Priklopils Mutter Waltraud ist heute 65 Jahre alt. Sie hat sich nie öffentlich geäußert. Sie ist aus ihrer Wohnung in Wien-Donaustadt, von der Journalisten die Adresse haben, ausgezogen und lebt irgendwo in Wien. Das Haus in der Strasshofer Heinestraße, in dem Natascha Kampusch achteinhalb Jahre festgehalten wurde, steht ein Jahr nach ihrer Flucht leer. Die Jalousien sind heruntergelassen, der Garten, den Priklopil und seine Mutter jahrzehntelang pflegten, ist verwildert. Hinter dem Haus, vor der zweiten Garage, steht nach wie vor der rote BMW 850i, mit dem Priklopil am 23. August 2006 geflüchtet war, ein Erbstück seines Vaters. Irgendjemand muss ihn aus Wien hierher überstellt haben. Das Auto ist von der Versicherung abgemeldet, es trägt keine Kennzeichen mehr. Ein paar Meter weiter steht der weiße Transporter, mit dem Natascha Kampusch 1998 entführt worden war, ebenfalls ohne Kennzeichen.

An der Haustür ist das Namensschild abgeschraubt. Anonym soll das Haus sein, wie Priklopils Grab. Als könnte damit der Schrecken ausgelöscht werden.

Wie es mit dem Haus weitergeht, ist noch offen. Im Grundbuch ist immer noch Wolfgang Priklopil zu zwei Dritteln als Eigentümer eingetragen, das restliche Drittel gehört seiner Mutter.

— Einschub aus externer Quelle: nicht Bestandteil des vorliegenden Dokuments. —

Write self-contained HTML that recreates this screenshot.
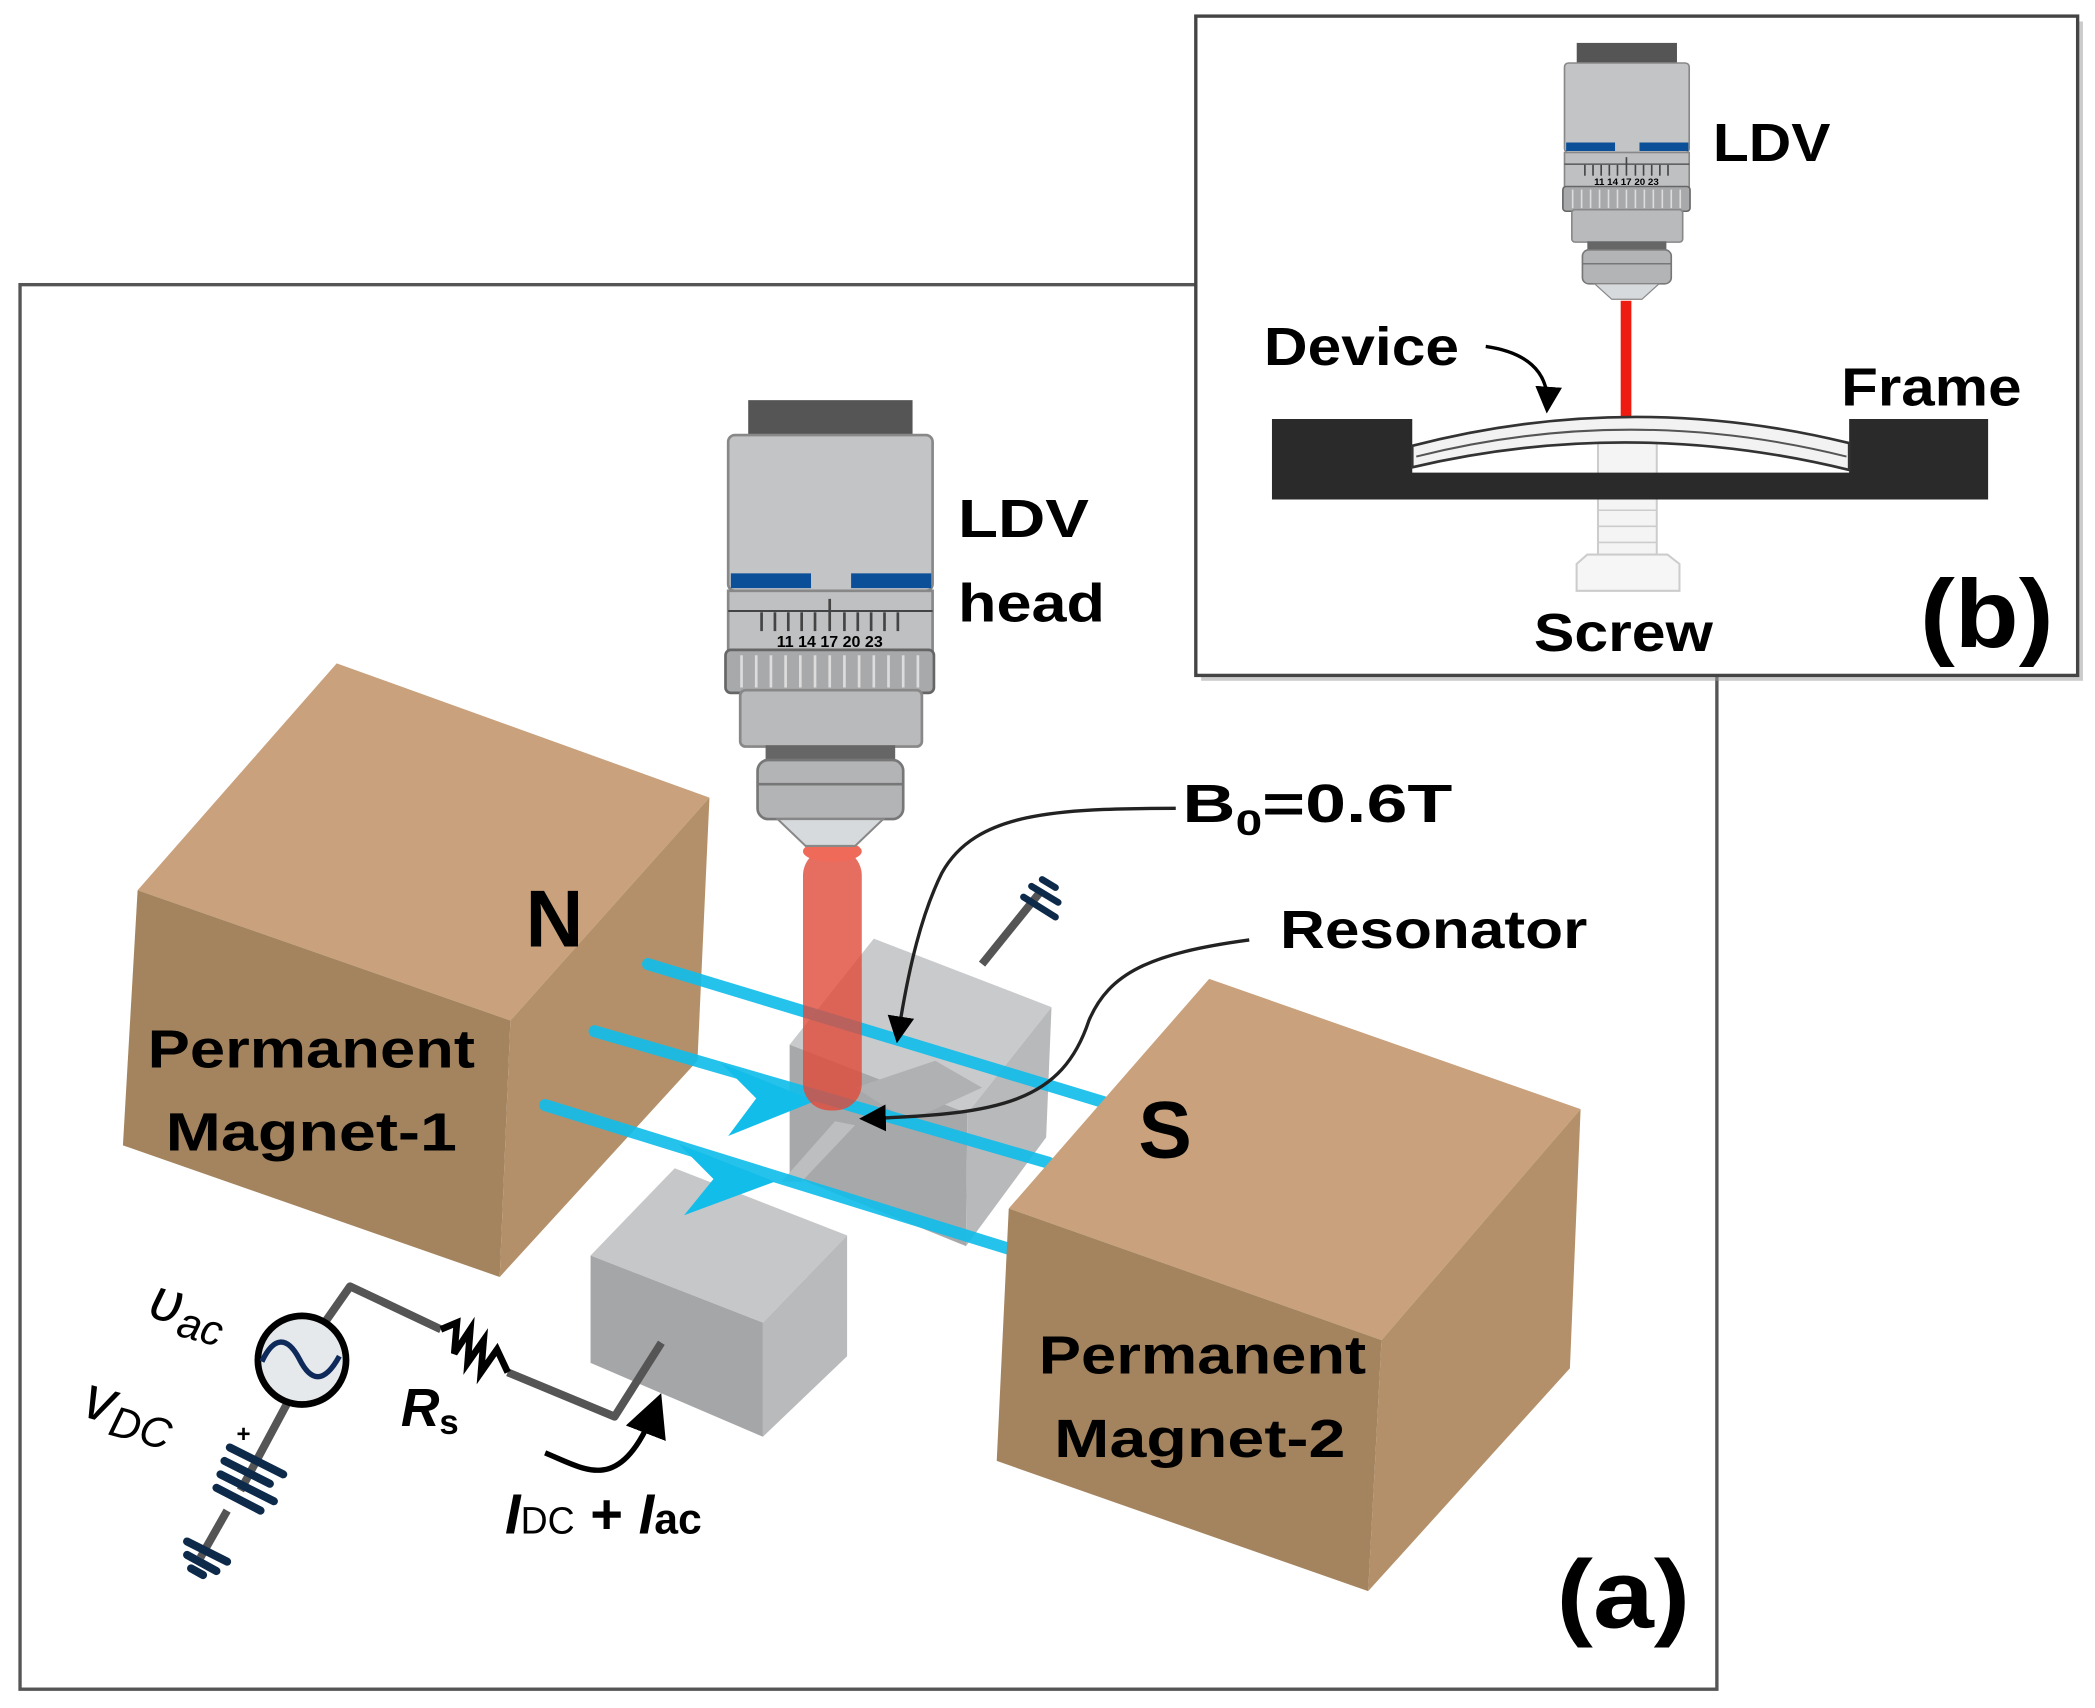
<!DOCTYPE html>
<html><head><meta charset="utf-8"><style>
html,body{margin:0;padding:0;background:#fff;}
svg{display:block;}
text{font-family:"Liberation Sans",sans-serif;font-weight:bold;fill:#000;}
</style></head><body>
<svg width="2095" height="1708" viewBox="0 0 1568 1272" preserveAspectRatio="none" xmlns="http://www.w3.org/2000/svg">
<defs>
<marker id="ah" markerWidth="8" markerHeight="8" refX="6" refY="4" orient="auto" markerUnits="strokeWidth">
<path d="M0,0 L8,4 L0,8 z" fill="#000"/></marker>
<g id="ldv">
<rect x="560" y="298" width="123" height="28" fill="#555"/>
<rect x="545" y="324" width="153" height="116" rx="5" fill="#c3c4c6" stroke="#888" stroke-width="2"/>
<rect x="547" y="427" width="60" height="11" fill="#0b4f98"/>
<rect x="637" y="427" width="60" height="11" fill="#0b4f98"/>
<rect x="545" y="440" width="153" height="46" fill="#bfc0c2" stroke="#888" stroke-width="2"/>
<line x1="545" y1="455" x2="698" y2="455" stroke="#444" stroke-width="1.5"/>
<g stroke="#444" stroke-width="2">
<line x1="570" y1="456" x2="570" y2="470"/><line x1="580" y1="456" x2="580" y2="470"/><line x1="590" y1="456" x2="590" y2="470"/><line x1="600" y1="456" x2="600" y2="470"/><line x1="610" y1="456" x2="610" y2="470"/><line x1="621" y1="446" x2="621" y2="470"/><line x1="632" y1="456" x2="632" y2="470"/><line x1="642" y1="456" x2="642" y2="470"/><line x1="652" y1="456" x2="652" y2="470"/><line x1="662" y1="456" x2="662" y2="470"/><line x1="672" y1="456" x2="672" y2="470"/></g>
<text x="621" y="482" font-size="12" text-anchor="middle" fill="#333">11 14 17 20 23</text>
<rect x="543" y="484" width="156" height="32" rx="4" fill="#a8a9ab" stroke="#666" stroke-width="2"/>
<g stroke="#ddd" stroke-width="2">
<line x1="555" y1="488" x2="555" y2="512"/><line x1="566" y1="488" x2="566" y2="512"/><line x1="577" y1="488" x2="577" y2="512"/><line x1="588" y1="488" x2="588" y2="512"/><line x1="599" y1="488" x2="599" y2="512"/><line x1="610" y1="488" x2="610" y2="512"/><line x1="621" y1="488" x2="621" y2="512"/><line x1="632" y1="488" x2="632" y2="512"/><line x1="643" y1="488" x2="643" y2="512"/><line x1="654" y1="488" x2="654" y2="512"/><line x1="665" y1="488" x2="665" y2="512"/><line x1="676" y1="488" x2="676" y2="512"/><line x1="687" y1="488" x2="687" y2="512"/></g>
<rect x="554" y="514" width="136" height="42" rx="4" fill="#b9babc" stroke="#888" stroke-width="2"/>
<rect x="573" y="555" width="97" height="12" fill="#666"/>
<rect x="567" y="566" width="109" height="44" rx="8" fill="#b3b4b6" stroke="#777" stroke-width="2"/>
<line x1="567" y1="584" x2="676" y2="584" stroke="#777" stroke-width="2"/>
<path d="M582,610 L661,610 L640,630 L603,630 Z" fill="#d7dadd" stroke="#888" stroke-width="1.5"/>
</g>
</defs>

<rect x="15" y="212" width="1270" height="1046" fill="#fff" stroke="#555" stroke-width="2.5"/>

<polygon points="103,663 252,494 531,594 382,760" fill="#c9a17c"/>
<polygon points="103,663 382,760 374,951 92,853" fill="#a4845f"/>
<polygon points="382,760 531,594 522,790 374,951" fill="#b39069"/>
<text x="415" y="705" font-size="60" text-anchor="middle">N</text>
<text x="233" y="795" font-size="40" text-anchor="middle" textLength="245" lengthAdjust="spacingAndGlyphs">Permanent</text>
<text x="233" y="857" font-size="40" text-anchor="middle" textLength="218" lengthAdjust="spacingAndGlyphs">Magnet-1</text>

<line x1="735" y1="718" x2="778" y2="665" stroke="#555" stroke-width="6"/>
<g stroke="#0d2a4a" stroke-width="5" stroke-linecap="round">
<line x1="766" y1="668" x2="790" y2="683"/><line x1="772" y1="660" x2="792" y2="672"/><line x1="780" y1="655" x2="790" y2="661"/></g>

<polygon points="591,778 654,699 787,750 724,829" fill="#c9cacc"/>
<polygon points="591,778 724,829 723,928 591,875" fill="#a7a8aa"/>
<polygon points="724,829 787,750 783,847 723,928" fill="#b8b9bb"/>
<polygon points="640,810 700,790 735,810 680,835" fill="#b0b1b3"/>
<polygon points="585,880 600,880 640,838 625,835" fill="#bdbec0"/>
<polygon points="442,935 505,870 634,920 571,985" fill="#c6c7c9"/>
<polygon points="442,935 571,985 571,1070 442,1015" fill="#a5a6a8"/>
<polygon points="571,985 634,920 634,1010 571,1070" fill="#b9babc"/>

<g stroke="#13bdea" stroke-width="9" stroke-linecap="round" opacity="0.92">
<line x1="485" y1="718" x2="830" y2="822"/>
<line x1="445" y1="768" x2="785" y2="866"/>
<line x1="408" y1="823" x2="755" y2="930"/>
</g>
<polygon points="540,792 610,820 545,846 566,818" fill="#13bdea"/>
<polygon points="508,852 580,880 512,905 534,878" fill="#13bdea"/>

<rect x="601" y="632" width="44" height="195" rx="20" fill="#e04a3a" opacity="0.8"/>
<ellipse cx="623" cy="634" rx="22" ry="8" fill="#f06a5a"/>

<use href="#ldv"/>
<text x="717" y="400" font-size="40" textLength="98" lengthAdjust="spacingAndGlyphs">LDV</text>
<text x="717" y="463" font-size="40" textLength="110" lengthAdjust="spacingAndGlyphs">head</text>

<polygon points="755,900 905,729 1183,826 1034,998" fill="#c9a17c"/>
<polygon points="755,900 1034,998 1024,1185 746,1088" fill="#a4845f"/>
<polygon points="1034,998 1183,826 1175,1019 1024,1185" fill="#b39069"/>
<text x="872" y="862" font-size="60" text-anchor="middle">S</text>
<text x="900" y="1023" font-size="40" text-anchor="middle" textLength="245" lengthAdjust="spacingAndGlyphs">Permanent</text>
<text x="898" y="1085" font-size="40" text-anchor="middle" textLength="218" lengthAdjust="spacingAndGlyphs">Magnet-2</text>

<path d="M880,602 C790,602 730,605 705,650 C690,680 680,720 672,772" fill="none" stroke="#222" stroke-width="2.5" marker-end="url(#ah)"/>
<text x="885" y="612" font-size="40" textLength="202" lengthAdjust="spacingAndGlyphs">B<tspan font-size="26" dy="10">0</tspan><tspan dy="-10">=0.6T</tspan></text>
<path d="M935,700 C860,710 830,725 815,760 C795,820 750,830 648,833" fill="none" stroke="#222" stroke-width="2.5" marker-end="url(#ah)"/>
<text x="958" y="706" font-size="40" textLength="230" lengthAdjust="spacingAndGlyphs">Resonator</text>

<g fill="none" stroke="#555" stroke-width="6" stroke-linejoin="round">
<polyline points="243,985 262,958 330,990"/>
<polyline points="380,1022 460,1055 495,1000"/>
<polyline points="215,1045 180,1110"/>
<polyline points="170,1125 150,1160"/>
</g>
<polyline points="330,990 342,985 340,1008 352,990 350,1015 362,998 360,1022 372,1005 380,1022" fill="none" stroke="#000" stroke-width="5" stroke-linejoin="miter"/>
<circle cx="226" cy="1013" r="33" fill="#e6e9ec" stroke="#000" stroke-width="5"/>
<path d="M196,1014 C205,995 215,995 224,1012 C233,1030 243,1030 254,1010" fill="none" stroke="#0d2a5a" stroke-width="4"/>
<g stroke="#0d2a4a" stroke-width="6" stroke-linecap="round">
<line x1="172" y1="1078" x2="212" y2="1098"/><line x1="168" y1="1088" x2="202" y2="1105"/>
<line x1="165" y1="1098" x2="205" y2="1118"/><line x1="162" y1="1108" x2="195" y2="1125"/>
<line x1="140" y1="1148" x2="170" y2="1163"/><line x1="140" y1="1158" x2="162" y2="1170"/><line x1="143" y1="1168" x2="152" y2="1173"/>
</g>
<text x="177" y="1074" font-size="18">+</text>
<text x="112" y="988" font-size="44" font-style="italic" style="font-weight:normal" transform="rotate(15 140 975)">υ<tspan font-size="32" dy="8">ac</tspan></text>
<text x="62" y="1062" font-size="46" font-style="italic" style="font-weight:normal" transform="rotate(15 90 1050)">v<tspan font-size="32" dy="8">DC</tspan></text>
<text x="300" y="1062" font-size="40" font-style="italic">R<tspan font-size="26" dy="6" font-style="normal">s</tspan></text>
<path d="M408,1082 C440,1095 465,1115 492,1045" fill="none" stroke="#000" stroke-width="4" marker-end="url(#ah)"/>
<text x="378" y="1142" font-size="42"><tspan font-style="italic">I</tspan><tspan font-size="28" style="font-weight:normal">DC</tspan> + <tspan font-style="italic">I</tspan><tspan font-size="32">ac</tspan></text>
<text x="1165" y="1212" font-size="72" textLength="100" lengthAdjust="spacingAndGlyphs">(a)</text>

<rect x="899" y="16" width="660" height="491" fill="#999" opacity="0.5"/>
<rect x="895" y="12" width="660" height="491" fill="#fff" stroke="#444" stroke-width="2.5"/>
<g transform="translate(838.5,-139.4) scale(0.61,0.575)"><use href="#ldv"/></g>
<rect x="1213" y="224" width="8" height="88" fill="#ee1c10"/>
<rect x="1196" y="330" width="44" height="85" fill="#f4f4f4" stroke="#ccc" stroke-width="1.5"/>
<g stroke="#ccc" stroke-width="1.2"><line x1="1196" y1="380" x2="1240" y2="380"/><line x1="1196" y1="392" x2="1240" y2="392"/><line x1="1196" y1="404" x2="1240" y2="404"/></g>
<path d="M1180,420 L1188,413 L1248,413 L1257,420 L1257,440 L1180,440 Z" fill="#f6f6f6" stroke="#ccc" stroke-width="1.5"/>
<path d="M952,312 L1057,312 L1057,352 L1384,352 L1384,312 L1488,312 L1488,372 L952,372 Z" fill="#2a2a2a"/>
<path d="M1057,332 Q1220,290 1384,330 L1384,350 Q1220,310 1057,348 Z" fill="#f2f2f2" stroke="#333" stroke-width="2"/>
<path d="M1060,340 Q1220,300 1382,340" fill="none" stroke="#555" stroke-width="1.5"/>
<path d="M1112,258 C1140,262 1160,275 1158,303" fill="none" stroke="#000" stroke-width="2.5" marker-end="url(#ah)"/>
<text x="946" y="272" font-size="40" textLength="146" lengthAdjust="spacingAndGlyphs">Device</text>
<text x="1378" y="302" font-size="40" textLength="135" lengthAdjust="spacingAndGlyphs">Frame</text>
<text x="1282" y="120" font-size="40" textLength="88" lengthAdjust="spacingAndGlyphs">LDV</text>
<text x="1148" y="485" font-size="40" textLength="134" lengthAdjust="spacingAndGlyphs">Screw</text>
<text x="1437" y="482" font-size="72" textLength="100" lengthAdjust="spacingAndGlyphs">(b)</text>
</svg>
</body></html>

Das Erbe ist nach wie vor nicht geregelt. Aus der Anwaltskanzlei von Natascha Kampusch heißt es, dass Gespräche mit Priklopils Mutter laufen – Kampusch möchte nämlich verhindern, dass das Haus an sensationsgeile Nachfolger verkauft wird. Der Keller, in dem sie festgehalten worden war, existiert immer noch, neben der Montagegrube, hinter der schweren Stahltür.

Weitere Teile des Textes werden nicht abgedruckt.